The national settlement involves pharmaceutical distributors Cardinal, McKesson and AmerisourceBergen, as well as Johnson & Johnson, which manufactured and marketed opioids.
North Carolina has signed the agreement. If all local governments sign on, the state stands to receive approximately $750 million from the settlement. Those funds would be distributed in accordance with the Memorandum of Agreement between the state and local governments. As of July 21 more than 53 local governments had already agreed to the memorandum.
Per the memorandum, 15% of the settlement funds will go to the state, and the General Assembly will be able to appropriate that money to address the opioid crisis; 80% of the settlement money will go to local governments, including all 100 counties, allocated using a “formula developed by attorneys representing local governments in national litigation;” and 5% will go into an incentive fund for any county — and any municipality in a county already receiving settlement funds — in which the county itself and every one of its municipalities with at least 30,000 residents signs the memorandum.
The memorandum requires settlement fund recipients to use that money to address the opioid epidemic.
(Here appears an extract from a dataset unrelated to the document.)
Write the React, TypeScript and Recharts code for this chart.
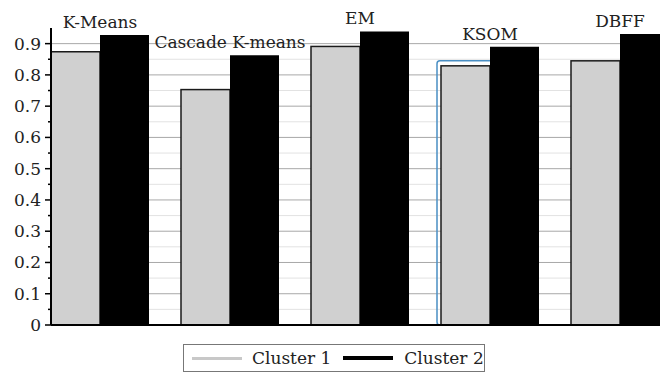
import React from "react";
import { BarChart, Bar, XAxis, YAxis, CartesianGrid, Legend, LabelList } from "recharts";

const categories = ["K-Means", "Cascade K-means", "EM", "KSOM", "DBFF"];
const cluster1 = [0.874, 0.753, 0.891, 0.829, 0.845];
const cluster2 = [0.928, 0.863, 0.939, 0.89, 0.931];
const yTicks = [0, 0.05, 0.1, 0.15, 0.2, 0.25, 0.3, 0.35, 0.4, 0.45, 0.5, 0.55, 0.6, 0.65, 0.7, 0.75, 0.8, 0.85, 0.9];
const yLabels = ["0", "", "0.1", "", "0.2", "", "0.3", "", "0.4", "", "0.5", "", "0.6", "", "0.7", "", "0.8", "", "0.9"];
const majorLines = [0.1, 0.2, 0.3, 0.4, 0.5, 0.6, 0.7, 0.8, 0.9];
const minorLines = [0.05, 0.15, 0.25, 0.35, 0.45, 0.55, 0.65, 0.75, 0.85];

const data = categories.map((name, i) => ({ name, c1: cluster1[i], c2: cluster2[i] }));

const FONT_STYLE = { fontFamily: "'DejaVu Serif', 'Liberation Serif', serif" };

const YTick = (props: any) => {
  const { x, y, index } = props;
  const label = yLabels[index];
  const axisX = x + 10;
  const major = label !== "";
  return (
    <g>
      <line x1={major ? axisX - 6 : axisX - 3} x2={axisX} y1={y} y2={y} stroke="#000" strokeWidth={1.5} />
      {major && (
        <text x={x} y={y} dy={6} textAnchor="end" style={FONT_STYLE} fontSize={17} fill="#222">
          {label}
        </text>
      )}
    </g>
  );
};

const Cluster1Shape = (props: any) => {
  const { x, y, width, height, index } = props;
  return (
    <g>
      <rect x={x} y={y} width={width} height={height} fill="#d0d0d0" stroke="#1a1a1a" strokeWidth={1.5} />
      {index === 3 && (
        <rect x={x - 4} y={y - 5} width={width + 9} height={height + 5} rx={3} fill="none" stroke="#4a8fc4" strokeWidth={1.5} />
      )}
    </g>
  );
};

const GroupLabel = (props: any) => {
  const { x, y, value } = props;
  return (
    <text x={x} y={y - 7} textAnchor="middle" style={FONT_STYLE} fontSize={17} fill="#222">
      {value}
    </text>
  );
};

const LegendBox = () => (
  <div
    style={{
      boxSizing: "border-box",
      height: 28,
      width: 302,
      border: "1.5px solid #777",
      display: "flex",
      alignItems: "center",
      ...FONT_STYLE,
      fontSize: 17,
      color: "#222",
      background: "#fff",
      whiteSpace: "nowrap",
    }}
  >
    <span style={{ display: "inline-block", width: 50, height: 3, background: "#c8c8c8", marginLeft: 8 }} />
    <span style={{ marginLeft: 10 }}>Cluster 1</span>
    <span style={{ display: "inline-block", width: 50, height: 4, background: "#000", marginLeft: 12 }} />
    <span style={{ marginLeft: 11 }}>Cluster 2</span>
  </div>
);

export default function App() {
  return (
    <div style={{ position: "absolute", left: 0, top: 0, width: 660, height: 374, overflow: "hidden", background: "#fff", ...FONT_STYLE }}>
      <BarChart
        width={700}
        height={374}
        data={data}
        margin={{ top: 28, right: 15, left: 0, bottom: 2 }}
        barCategoryGap={16}
        barGap={0}
      >
        <CartesianGrid vertical={false} horizontalValues={minorLines} stroke="#e2e2e2" strokeWidth={1} />
        <CartesianGrid vertical={false} horizontalValues={majorLines} stroke="#a8a8a8" strokeWidth={1} />
        <XAxis
          dataKey="name"
          height={19}
          padding={{ left: -16, right: 0 }}
          tick={false}
          tickLine={false}
          axisLine={{ stroke: "#000", strokeWidth: 2 }}
        />
        <YAxis
          width={51}
          domain={[0, 0.95]}
          ticks={yTicks}
          interval={0}
          tickSize={6}
          tickMargin={4}
          tickLine={false}
          tick={<YTick />}
          axisLine={{ stroke: "#000", strokeWidth: 2 }}
          allowDataOverflow
        />
        <Legend
          verticalAlign="bottom"
          content={<LegendBox />}
          wrapperStyle={{ left: 183, top: 344, width: 302 }}
        />
        <Bar dataKey="c1" name="Cluster 1" fill="#d0d0d0" shape={<Cluster1Shape />} isAnimationActive={false} />
        <Bar dataKey="c2" name="Cluster 2" fill="#000" isAnimationActive={false}>
          <LabelList dataKey="name" content={<GroupLabel />} />
        </Bar>
      </BarChart>
    </div>
  );
}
There are two options for recipients to chose from.
“Under Option A, a local government may fund one or more strategies from a shorter list of evidence-based, high-impact strategies to address the epidemic,” the memorandum reads. “Under Option B, a local government may fund one or more strategies from a longer list of strategies after engaging in a collaborative strategic planning process involving a diverse array of stakeholders at the local level.”
The settlement agreement was reached on July 22; from that point, states had 30 days to sign on to the deal and local governments in the participating states have up to 150 days to join.
“The opioid epidemic has torn families apart and killed thousands of North Carolinians,” N.C. Attorney General Josh Stein said in a statement announcing the agreement. “Families across our state have shared with me their heart-wrenching stories about their loved ones who are struggling with the horrible disease of addiction or who overdosed and died. It has been my genuine honor on their behalf to lead these negotiations to hold accountable the companies that helped to create and fuel this crisis.
“While no amount of money will ever be enough, this settlement will force these drug companies to pay a historic amount of money to bring much-needed treatment and recovery services to North Carolina communities and to change their business practices so that something like this never happens again.”
Per that release, the national settlement resolves claims of both states and local governments across the country.
“The county is involved in it. The county was one of the petitioners, one of the plaintiffs,” Beaufort County Attorney David Francisco told the Daily News. “We’re happy with what the settlement was. We’ve just got to figure out some of the other angles on it to make sure we’re all in agreement with that part of it.”
The release from Stein’s office says the three distributors collectively will pay up to $18 billion over 18 years as part of the settlement. Johnson & Johnson will pay up to $5 billion over nine years with up to $3.7 billion paid during the first three years.